• _Dataset entries_:
* * *
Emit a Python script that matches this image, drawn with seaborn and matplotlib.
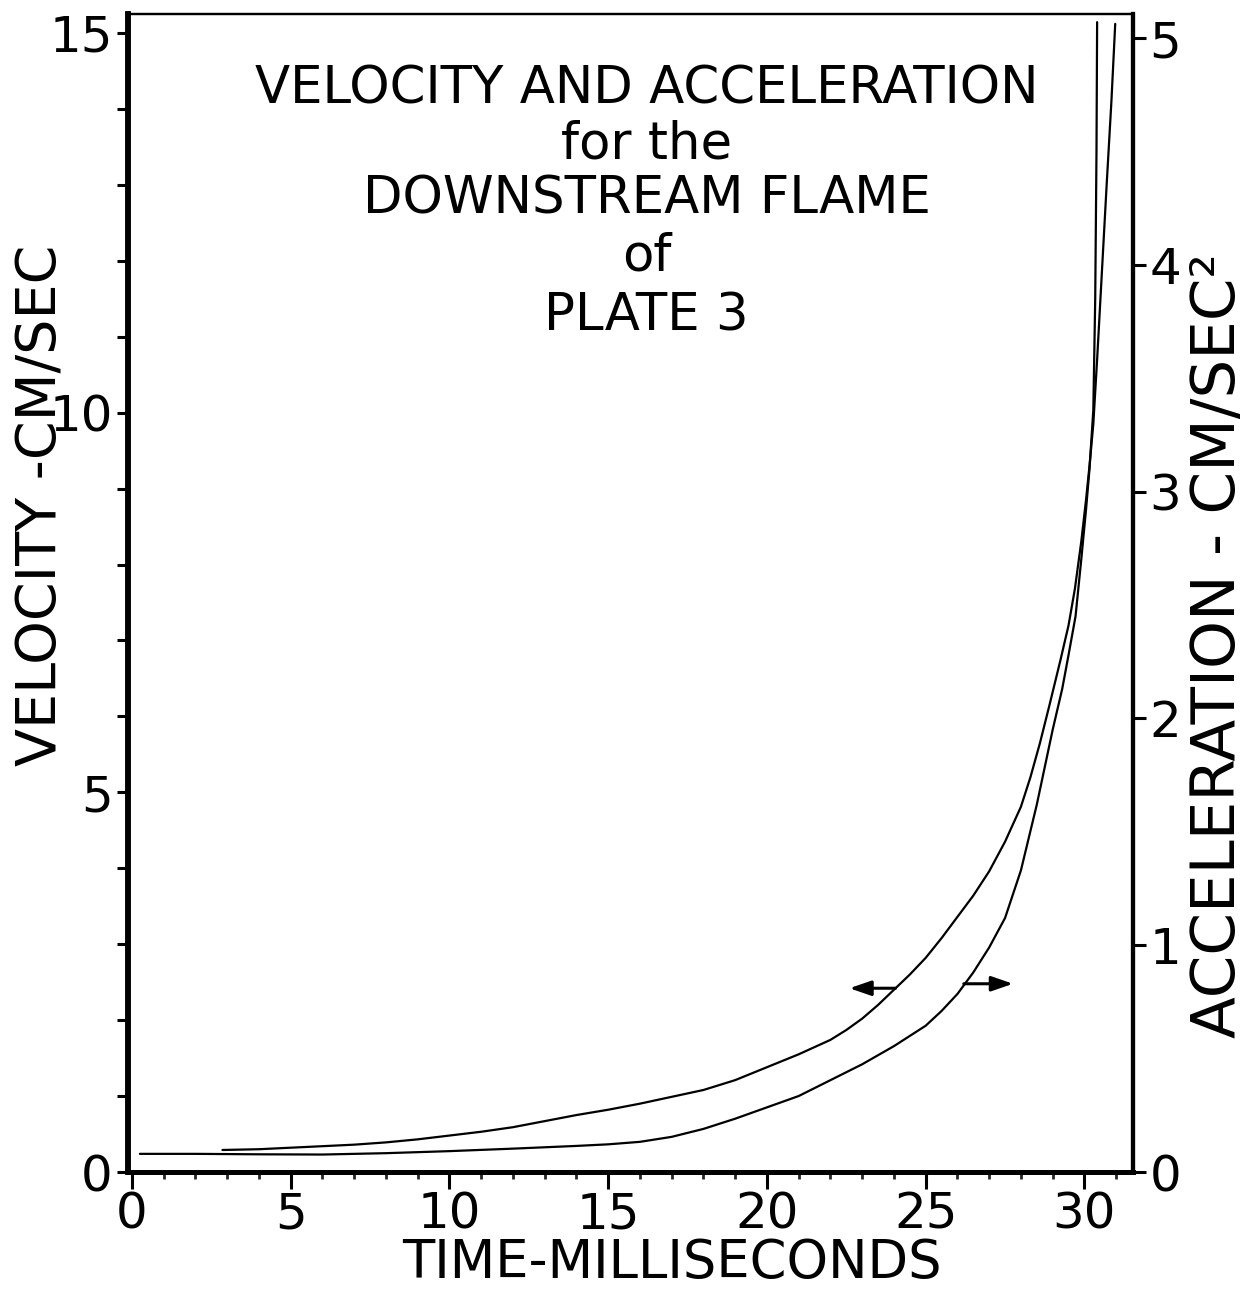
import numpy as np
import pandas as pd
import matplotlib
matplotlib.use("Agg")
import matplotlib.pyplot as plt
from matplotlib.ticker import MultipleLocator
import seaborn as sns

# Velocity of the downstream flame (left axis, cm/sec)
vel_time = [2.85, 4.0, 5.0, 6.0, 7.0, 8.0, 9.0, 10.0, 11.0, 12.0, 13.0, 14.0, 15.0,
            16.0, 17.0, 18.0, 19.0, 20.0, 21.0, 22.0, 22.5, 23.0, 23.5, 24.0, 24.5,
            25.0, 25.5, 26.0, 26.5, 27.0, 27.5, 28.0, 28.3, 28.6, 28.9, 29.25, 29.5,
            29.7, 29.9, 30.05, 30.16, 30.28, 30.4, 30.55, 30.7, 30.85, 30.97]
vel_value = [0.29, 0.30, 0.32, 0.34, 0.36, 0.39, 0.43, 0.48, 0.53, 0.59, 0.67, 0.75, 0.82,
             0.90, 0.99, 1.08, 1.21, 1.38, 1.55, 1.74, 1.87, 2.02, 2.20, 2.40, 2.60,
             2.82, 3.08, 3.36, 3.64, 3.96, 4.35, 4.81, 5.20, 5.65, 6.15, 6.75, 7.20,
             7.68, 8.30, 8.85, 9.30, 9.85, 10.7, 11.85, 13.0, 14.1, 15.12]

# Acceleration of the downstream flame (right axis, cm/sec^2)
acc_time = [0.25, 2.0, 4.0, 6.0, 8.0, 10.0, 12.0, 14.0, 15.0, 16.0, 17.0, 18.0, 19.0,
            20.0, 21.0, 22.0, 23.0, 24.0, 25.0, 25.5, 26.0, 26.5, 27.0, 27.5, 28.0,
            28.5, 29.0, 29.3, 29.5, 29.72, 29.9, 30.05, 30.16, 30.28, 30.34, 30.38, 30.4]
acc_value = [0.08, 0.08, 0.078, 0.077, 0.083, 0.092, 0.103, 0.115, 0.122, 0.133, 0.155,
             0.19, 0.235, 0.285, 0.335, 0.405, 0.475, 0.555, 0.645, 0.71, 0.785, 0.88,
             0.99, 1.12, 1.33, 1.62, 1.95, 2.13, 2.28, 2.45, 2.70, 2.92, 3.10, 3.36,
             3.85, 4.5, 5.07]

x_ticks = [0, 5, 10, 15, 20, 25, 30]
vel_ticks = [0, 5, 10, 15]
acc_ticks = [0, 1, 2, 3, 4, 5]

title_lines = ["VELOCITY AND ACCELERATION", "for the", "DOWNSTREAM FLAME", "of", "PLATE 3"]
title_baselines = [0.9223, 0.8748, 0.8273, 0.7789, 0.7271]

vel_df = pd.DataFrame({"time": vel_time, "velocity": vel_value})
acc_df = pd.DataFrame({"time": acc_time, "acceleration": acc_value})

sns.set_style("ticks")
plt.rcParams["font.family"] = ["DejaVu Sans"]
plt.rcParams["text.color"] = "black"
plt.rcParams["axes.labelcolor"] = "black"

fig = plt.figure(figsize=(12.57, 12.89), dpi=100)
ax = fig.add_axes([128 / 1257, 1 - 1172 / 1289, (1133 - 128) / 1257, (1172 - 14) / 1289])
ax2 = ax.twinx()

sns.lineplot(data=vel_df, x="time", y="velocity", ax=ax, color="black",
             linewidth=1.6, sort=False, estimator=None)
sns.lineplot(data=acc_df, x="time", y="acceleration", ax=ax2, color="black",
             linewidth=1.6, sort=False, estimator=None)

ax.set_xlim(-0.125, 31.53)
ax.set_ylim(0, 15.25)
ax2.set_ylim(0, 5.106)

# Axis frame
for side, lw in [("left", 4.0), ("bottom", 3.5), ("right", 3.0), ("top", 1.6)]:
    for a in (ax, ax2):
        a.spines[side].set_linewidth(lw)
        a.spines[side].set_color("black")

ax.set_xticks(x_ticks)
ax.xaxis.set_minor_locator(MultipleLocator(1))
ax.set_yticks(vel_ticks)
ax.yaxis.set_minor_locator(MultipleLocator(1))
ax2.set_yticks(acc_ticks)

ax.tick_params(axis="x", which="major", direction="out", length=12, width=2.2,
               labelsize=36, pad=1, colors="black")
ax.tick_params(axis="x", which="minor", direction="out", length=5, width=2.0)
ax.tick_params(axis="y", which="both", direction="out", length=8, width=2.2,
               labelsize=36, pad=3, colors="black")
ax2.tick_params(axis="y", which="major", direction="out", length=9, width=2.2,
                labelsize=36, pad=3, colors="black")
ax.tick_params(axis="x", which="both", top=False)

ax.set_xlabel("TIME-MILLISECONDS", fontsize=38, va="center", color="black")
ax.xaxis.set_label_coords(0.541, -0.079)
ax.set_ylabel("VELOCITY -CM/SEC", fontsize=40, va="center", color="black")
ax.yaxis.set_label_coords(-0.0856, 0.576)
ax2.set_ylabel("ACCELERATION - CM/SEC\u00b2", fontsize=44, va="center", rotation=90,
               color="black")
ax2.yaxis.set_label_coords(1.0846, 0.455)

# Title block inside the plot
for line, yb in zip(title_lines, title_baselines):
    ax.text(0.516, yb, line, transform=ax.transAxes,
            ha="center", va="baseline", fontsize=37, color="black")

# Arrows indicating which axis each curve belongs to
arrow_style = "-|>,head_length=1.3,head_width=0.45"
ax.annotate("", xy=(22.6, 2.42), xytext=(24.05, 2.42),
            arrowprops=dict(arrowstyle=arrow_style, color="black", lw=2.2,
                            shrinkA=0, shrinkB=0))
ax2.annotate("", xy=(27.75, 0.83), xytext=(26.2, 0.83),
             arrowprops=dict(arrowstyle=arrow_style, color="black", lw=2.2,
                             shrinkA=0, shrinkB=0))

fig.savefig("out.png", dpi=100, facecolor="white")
* * *
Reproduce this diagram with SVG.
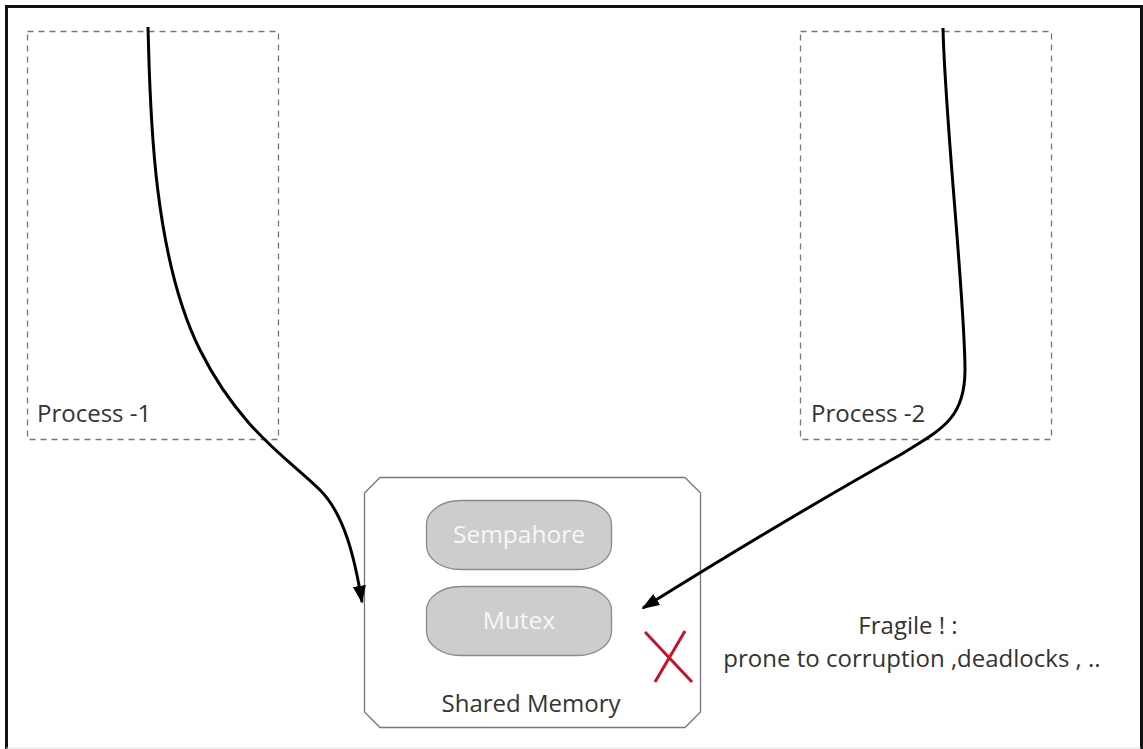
* * *
• _Prompt_:
Everything from the line that contains "Emit a Python" down to the line that contains "import seaborn as sns" should be written out exactly, end lines too, minus the pictures.

• _Reply to the task_:
Emit a Python script that matches this image, drawn with seaborn and matplotlib.
import numpy as np
import pandas as pd
import matplotlib
matplotlib.use("Agg")
import matplotlib.pyplot as plt
from matplotlib.ticker import MultipleLocator
import seaborn as sns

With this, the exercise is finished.